### TASK DETAILS
Quote the data exactly, first line to the line containing "Arial, Helvetica, sans-serif';", with no pictures.
** start MATERIALS PROVIDED **
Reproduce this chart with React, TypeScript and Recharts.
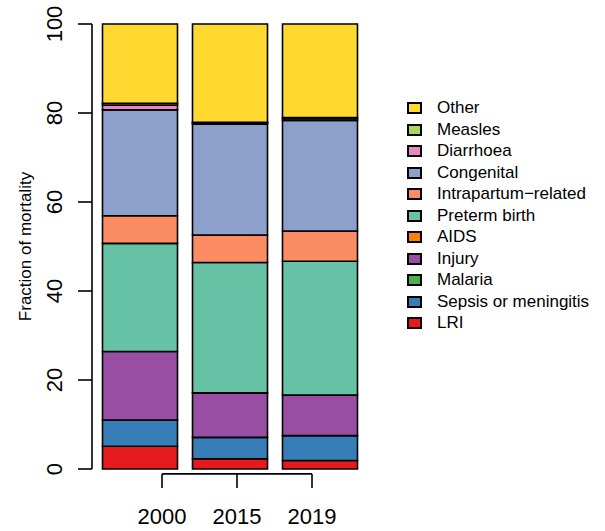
import React from 'react';
import {
  ComposedChart,
  Bar,
  XAxis,
  YAxis,
  ReferenceLine,
} from 'recharts';

// years shown under the bars
const years = ['2000', '2015', '2019'];

// percentage of deaths per cause, one value per year (bottom of the stack first)
const lri = [5.1, 2.3, 1.9];
const sepsis = [5.9, 4.8, 5.6];
const malaria = [0, 0, 0];
const injury = [15.4, 10.0, 9.1];
const aids = [0, 0, 0];
const preterm = [24.3, 29.3, 30.1];
const intrapartum = [6.2, 6.2, 6.8];
const congenital = [23.8, 24.9, 24.8];
const diarrhoea = [1.1, 0.3, 0.4];
const measles = [0.4, 0.1, 0.3];
const other = [17.8, 22.1, 21.0];

const yTicks = [0, 20, 40, 60, 80, 100];

const series = [
  { name: 'LRI', values: lri, color: '#E41A1C' },
  { name: 'Sepsis or meningitis', values: sepsis, color: '#377EB8' },
  { name: 'Malaria', values: malaria, color: '#4DAF4A' },
  { name: 'Injury', values: injury, color: '#984EA3' },
  { name: 'AIDS', values: aids, color: '#FF7F00' },
  { name: 'Preterm birth', values: preterm, color: '#66C2A5' },
  { name: 'Intrapartum\u2212related', values: intrapartum, color: '#FC8D62' },
  { name: 'Congenital', values: congenital, color: '#8DA0CB' },
  { name: 'Diarrhoea', values: diarrhoea, color: '#E78AC3' },
  { name: 'Measles', values: measles, color: '#A6D854' },
  { name: 'Other', values: other, color: '#FFD92F' },
];

const data = years.map((year, i) => {
  const row: Record<string, string | number> = { year };
  series.forEach((s) => {
    row[s.name] = s.values[i];
  });
  return row;
});

const FONT = '"Liberation Sans", Arial, Helvetica, sans-serif';

const YTick = (props: any) => {
  const { x, y, payload } = props;
  return (
    <text
      x={x}
      y={y}
      transform={`rotate(-90, ${x}, ${y})`}
      textAnchor="middle"
      fontSize={22}
      fontFamily={FONT}
      fill="#000"
    >
      {payload.value}
    </text>
  );
};

// year labels hang off a bracket that is offset from the bars, like R's axis(1, at = 1:3)
const XTick = (props: any) => {
  const { x, y, payload } = props;
  return (
    <g>
      <line x1={x} x2={x} y1={y + 5} y2={y + 19} stroke="#000" strokeWidth={1.6} />
      <text x={x} y={y + 55} textAnchor="middle" fontSize={22} fontFamily={FONT} fill="#000">
        {payload.value}
      </text>
    </g>
  );
};

export default function App() {
  return (
    <div style={{ position: 'absolute', left: 0, top: 0, width: 605, height: 531, background: '#fff' }}>
      <ComposedChart
        width={605}
        height={531}
        data={data}
        margin={{ top: 24, right: 238, bottom: 0, left: 0 }}
      >
        <XAxis
          xAxisId="bars"
          dataKey="year"
          orientation="top"
          hide
          padding={{ left: 2.5, right: 2.5 }}
        />
        <XAxis
          xAxisId="labels"
          dataKey="year"
          padding={{ left: 32.5, right: 17.5 }}
          height={62}
          axisLine={false}
          tickLine={false}
          tickSize={0}
          tickMargin={0}
          tick={<XTick />}
        />
        <YAxis
          domain={[0, 100]}
          ticks={yTicks}
          width={92}
          axisLine={{ stroke: '#000', strokeWidth: 1.6 }}
          tickLine={{ stroke: '#000', strokeWidth: 1.6 }}
          tickSize={14}
          tickMargin={16}
          tick={<YTick />}
          label={{
            value: 'Fraction of mortality',
            angle: -90,
            position: 'insideLeft',
            offset: 25,
            style: { fontSize: 17, fontFamily: FONT, fill: '#000', textAnchor: 'middle' },
          }}
        />
        {series.map((s) => (
          <Bar
            key={s.name}
            xAxisId="bars"
            dataKey={s.name}
            stackId="a"
            fill={s.color}
            stroke="#000"
            strokeWidth={1.6}
            barSize={75}
            isAnimationActive={false}
          />
        ))}
        <ReferenceLine
          xAxisId="labels"
          segment={[
            { x: years[0], y: -1.1 },
            { x: years[years.length - 1], y: -1.1 },
          ]}
          stroke="#000"
          strokeWidth={1.6}
          ifOverflow="visible"
        />
      </ComposedChart>
      <div
        style={{
          position: 'absolute',
          left: 407,
          top: 97.5,
          fontFamily: FONT,
          fontSize: 17,
          color: '#000',
        }}
      >
        {[...series].reverse().map((s) => (
          <div key={s.name} style={{ display: 'flex', alignItems: 'center', height: 21.5 }}>
            <span
              style={{
                display: 'inline-block',
                width: 15,
                height: 12,
                boxSizing: 'border-box',
                border: '2px solid #000',
                background: s.color,
                marginRight: 15,
              }}
            />
            <span style={{ whiteSpace: 'nowrap' }}>{s.name}</span>
          </div>
        ))}
      </div>
    </div>
  );
}
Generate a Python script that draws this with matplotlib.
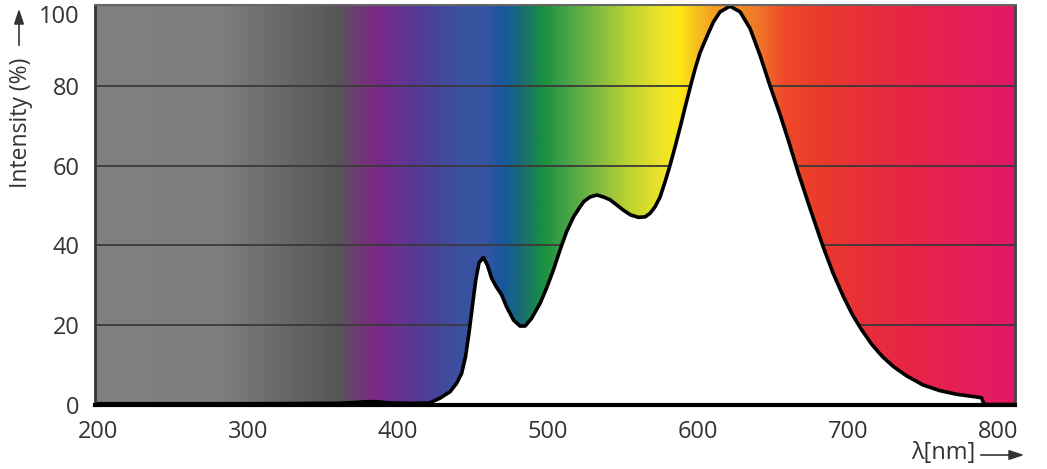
import numpy as np
import matplotlib
matplotlib.use("Agg")
import matplotlib.pyplot as plt
from matplotlib.colors import to_rgb
from matplotlib.patches import FancyArrowPatch
import matplotlib.transforms as mtransforms

plt.rcParams['font.family'] = ['Open Sans', 'DejaVu Sans']

# ---- data ----
wavelength = [198, 300, 360, 372, 378, 386, 394, 410, 421, 428, 434.7, 439, 442.4,
              445, 447.3, 449.5, 451.8, 454, 456.9, 459.6, 462.4, 465.8, 469.1,
              472.4, 477, 481.3, 484.7, 489, 494.7, 499, 503.5, 508, 512.4, 517,
              521.3, 524, 528, 532.5, 537, 541.3, 545.8, 550.2, 555, 560.2, 564.7,
              568, 571.3, 574.7, 578, 581.3, 584.7, 588, 591.3, 595, 598, 601.3,
              605.8, 610.2, 614.7, 621.3, 628, 634.7, 641.3, 648, 654.7, 661.3,
              667, 674.7, 683, 690, 697, 703, 709, 716, 723, 730, 739, 750, 761, 772,
              783.5, 789, 790.7, 811.3]
intensity = [0.2, 0.2, 0.3, 0.5, 0.7, 0.7, 0.4, 0.3, 0.4, 1.6, 3.2, 5.3, 7.8,
             12.0, 17.9, 24.5, 31.2, 35.6, 36.9, 35.0, 31.7, 29.4, 27.5,
             24.5, 21.2, 19.7, 19.7, 21.6, 25.4, 29.2, 33.7, 38.8, 43.4, 47.1,
             49.6, 51.0, 52.1, 52.6, 52.1, 51.4, 50.1, 48.8, 47.6, 47.0, 47.1,
             48.0, 49.6, 52.1, 55.9, 60.0, 64.7, 69.5, 74.5, 80.0, 84.2, 88.3,
             92.3, 96.0, 98.6, 100.0, 98.6, 94.4, 87.7, 80.0, 72.8, 65.0,
             58.0, 49.2, 40.0, 33.0, 27.0, 22.5, 18.8, 15.0, 12.0, 9.6, 7.2, 4.9, 3.5, 2.6,
             2.0, 1.7, 0.0, 0.0]
x_ticks = [200, 300, 400, 500, 600, 700, 800]
y_ticks = [0, 20, 40, 60, 80, 100]
x_label = "λ[nm]"
y_label = "Intensity (%)"

# ---- style: background spectrum gradient stops (nm, colour) ----
grad_nm = [198, 279, 321, 360, 372, 384, 399, 413, 428, 443, 459, 470, 481, 497,
           510, 533, 555, 577, 588, 599, 610, 639, 657, 683, 717, 750, 783, 811.3]
grad_col = ['#808080', '#7e7e7e', '#6a6a6a', '#565656', '#6c3c72', '#7c2a84',
            '#6a3090', '#553a96', '#44479a', '#3a52a0', '#3454a0', '#1858a0',
            '#1a6a78', '#1a9040', '#40a048', '#80bc40', '#c0d430', '#f0e428',
            '#fce814', '#f8c020', '#f5a020', '#f07a28', '#ee4a28', '#ea3a2c',
            '#e82c3c', '#e62448', '#e41e5c', '#e21868']

XMIN, XMAX = 198, 811.3
YMIN, YMAX = 0, 100.3

fig = plt.figure(figsize=(10.47, 4.69), dpi=100)
ax = fig.add_axes([95/1047, 1-404.5/469, (1015-95)/1047, (404.5-5)/469])

xs = np.linspace(XMIN, XMAX, 1200)
cols = np.array([to_rgb(c) for c in grad_col])
img = np.stack([np.interp(xs, grad_nm, cols[:, k]) for k in range(3)], axis=-1)[None, :, :]
ax.imshow(img, extent=(XMIN, XMAX, YMIN, YMAX), aspect='auto', interpolation='bilinear', zorder=0)

for yv in y_ticks[1:-1]:
    ax.axhline(yv, color='#3a3a3a', lw=1.3, zorder=1)

ax.fill_between(wavelength, 0, intensity, color='white', zorder=2, lw=0)
ax.plot(wavelength, intensity, color='black', lw=2.6, zorder=3,
        solid_joinstyle='round', solid_capstyle='round', antialiased=True)

ax.set_xlim(XMIN, XMAX)
ax.set_ylim(YMIN, YMAX)
ax.set_xticks(x_ticks)
ax.set_yticks(y_ticks)
ax.tick_params(length=0, labelsize=17, colors='#333333')
ax.tick_params(axis='x', pad=11)
ax.tick_params(axis='y', pad=11)

# shift top label "100" slightly down as in reference
for lab in ax.get_yticklabels():
    if lab.get_text() == '100':
        lab.set_transform(lab.get_transform() + mtransforms.ScaledTranslation(0, -8/100, fig.dpi_scale_trans))

ax.spines['bottom'].set_color('black')
ax.spines['bottom'].set_linewidth(3)
ax.spines['left'].set_color('#333333')
ax.spines['left'].set_linewidth(2)
ax.spines['right'].set_color('#444444')
ax.spines['right'].set_linewidth(2)
ax.spines['top'].set_color('#666666')
ax.spines['top'].set_linewidth(1.5)
for s in ax.spines.values():
    s.set_zorder(5)

# y label with arrow
fig.text(21/1047, 1-123/469, y_label, rotation=90, ha='center', va='center',
         fontsize=16.5, color='#333333')
fig.add_artist(FancyArrowPatch(
    (19/1047, 1-48/469), (19/1047, 1-6/469), transform=fig.transFigure,
    arrowstyle='-|>,head_length=9,head_width=3', color='#333333', lw=1.2, mutation_scale=1))

# x label with arrow
fig.text(943/1047, 1-453/469, x_label, ha='center', va='center',
         fontsize=17, color='#333333')
fig.add_artist(FancyArrowPatch(
    (978/1047, 1-455/469), (1027/1047, 1-455/469), transform=fig.transFigure,
    arrowstyle='-|>,head_length=9,head_width=3', color='#333333', lw=1.2, mutation_scale=1))

fig.savefig('out.png', dpi=100)
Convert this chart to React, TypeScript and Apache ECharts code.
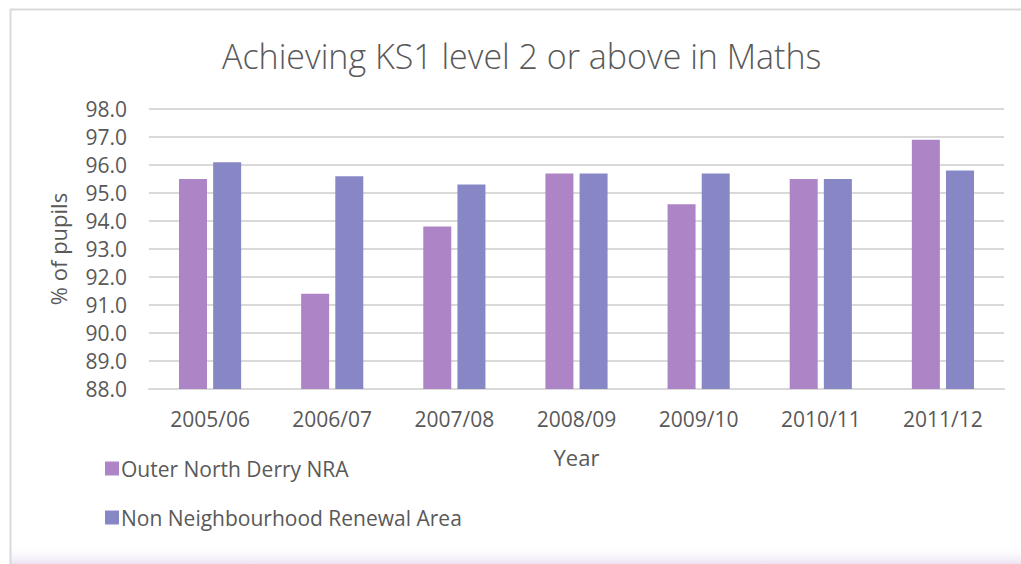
import React, { useEffect, useRef } from "react";
import * as echarts from "echarts";

const categories = ["2005/06", "2006/07", "2007/08", "2008/09", "2009/10", "2010/11", "2011/12"];
const outerNorthDerry = [95.5, 91.4, 93.8, 95.7, 94.6, 95.5, 96.9];
const nonNRA = [96.1, 95.6, 95.3, 95.7, 95.7, 95.5, 95.8];
const seriesNames = ["Outer North Derry NRA", "Non Neighbourhood Renewal Area"];

const FONT = "'Open Sans', 'Noto Sans', sans-serif";
const TXT = "#595959";

export default function App() {
  const ref = useRef<HTMLDivElement>(null);
  useEffect(() => {
    if (!ref.current) return;
    const chart = echarts.init(ref.current, null, { renderer: "svg" });
    chart.setOption({
      animation: false,
      backgroundColor: "#ffffff",
      title: {
        text: "Achieving KS1 level 2 or above in Maths",
        left: 217,
        top: 34,
        textStyle: { fontFamily: FONT, fontSize: 34, fontWeight: 300, color: TXT },
      },
      graphic: [
        {
          type: "rect",
          shape: { x: 10, y: 545, width: 1011, height: 19 },
          style: {
            fill: new echarts.graphic.LinearGradient(0, 0, 0, 1, [
              { offset: 0, color: "rgba(255,255,255,0)" },
              { offset: 1, color: "#ece3f3" },
            ]),
          },
          silent: true,
        },
        {
          type: "line",
          shape: { x1: 10, y1: 9.5, x2: 1021, y2: 9.5 },
          style: { stroke: "#d9d9d9", lineWidth: 2 },
          silent: true,
        },
        {
          type: "line",
          shape: { x1: 10.5, y1: 9, x2: 10.5, y2: 564 },
          style: { stroke: "#d9d9d9", lineWidth: 2 },
          silent: true,
        },
      ],
      legend: {
        orient: "vertical",
        left: 100,
        top: 453,
        itemWidth: 14,
        itemHeight: 14,
        itemGap: 28,
        icon: "rect",
        textStyle: { fontFamily: FONT, fontSize: 21, color: TXT, padding: [0, 0, 0, -3] },
        data: seriesNames,
      },
      grid: { left: 149, right: 17, top: 109, bottom: 175 },
      xAxis: {
        type: "category",
        data: categories,
        name: "Year",
        nameLocation: "middle",
        nameGap: 57,
        nameTextStyle: { fontFamily: FONT, fontSize: 22, color: TXT },
        axisLine: { show: true, lineStyle: { color: "#d9d9d9", width: 2 } },
        axisTick: { show: false },
        axisLabel: { fontFamily: FONT, fontSize: 21, color: TXT, margin: 19 },
      },
      yAxis: {
        type: "value",
        min: 88,
        max: 98,
        interval: 1,
        name: "% of pupils",
        nameLocation: "middle",
        nameGap: 80,
        nameRotate: 90,
        nameTextStyle: { fontFamily: FONT, fontSize: 22, color: TXT },
        axisLine: { show: false },
        axisTick: { show: false },
        splitLine: { lineStyle: { color: "#d9d9d9", width: 2 } },
        axisLabel: {
          fontFamily: FONT,
          fontSize: 21,
          color: TXT,
          margin: 22,
          formatter: (v: number) => v.toFixed(1),
        },
      },
      series: [
        {
          name: seriesNames[0],
          type: "bar",
          data: outerNorthDerry,
          barWidth: 28,
          barGap: "22%",
          itemStyle: { color: "#ad85c6" },
        },
        {
          name: seriesNames[1],
          type: "bar",
          data: nonNRA,
          barWidth: 28,
          itemStyle: { color: "#8887c6" },
        },
      ],
    });
    return () => chart.dispose();
  }, []);
  return (
    <div
      ref={ref}
      style={{ position: "fixed", left: 0, top: 0, width: 1021, height: 564 }}
    />
  );
}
** end MATERIALS PROVIDED **
### EXERCISE RESULT
Reproduce this chart with React, TypeScript and Recharts.
import React from 'react';
import {
  ComposedChart,
  Bar,
  XAxis,
  YAxis,
  ReferenceLine,
} from 'recharts';

// years shown under the bars
const years = ['2000', '2015', '2019'];

// percentage of deaths per cause, one value per year (bottom of the stack first)
const lri = [5.1, 2.3, 1.9];
const sepsis = [5.9, 4.8, 5.6];
const malaria = [0, 0, 0];
const injury = [15.4, 10.0, 9.1];
const aids = [0, 0, 0];
const preterm = [24.3, 29.3, 30.1];
const intrapartum = [6.2, 6.2, 6.8];
const congenital = [23.8, 24.9, 24.8];
const diarrhoea = [1.1, 0.3, 0.4];
const measles = [0.4, 0.1, 0.3];
const other = [17.8, 22.1, 21.0];

const yTicks = [0, 20, 40, 60, 80, 100];

const series = [
  { name: 'LRI', values: lri, color: '#E41A1C' },
  { name: 'Sepsis or meningitis', values: sepsis, color: '#377EB8' },
  { name: 'Malaria', values: malaria, color: '#4DAF4A' },
  { name: 'Injury', values: injury, color: '#984EA3' },
  { name: 'AIDS', values: aids, color: '#FF7F00' },
  { name: 'Preterm birth', values: preterm, color: '#66C2A5' },
  { name: 'Intrapartum\u2212related', values: intrapartum, color: '#FC8D62' },
  { name: 'Congenital', values: congenital, color: '#8DA0CB' },
  { name: 'Diarrhoea', values: diarrhoea, color: '#E78AC3' },
  { name: 'Measles', values: measles, color: '#A6D854' },
  { name: 'Other', values: other, color: '#FFD92F' },
];

const data = years.map((year, i) => {
  const row: Record<string, string | number> = { year };
  series.forEach((s) => {
    row[s.name] = s.values[i];
  });
  return row;
});

const FONT = '"Liberation Sans", Arial, Helvetica, sans-serif';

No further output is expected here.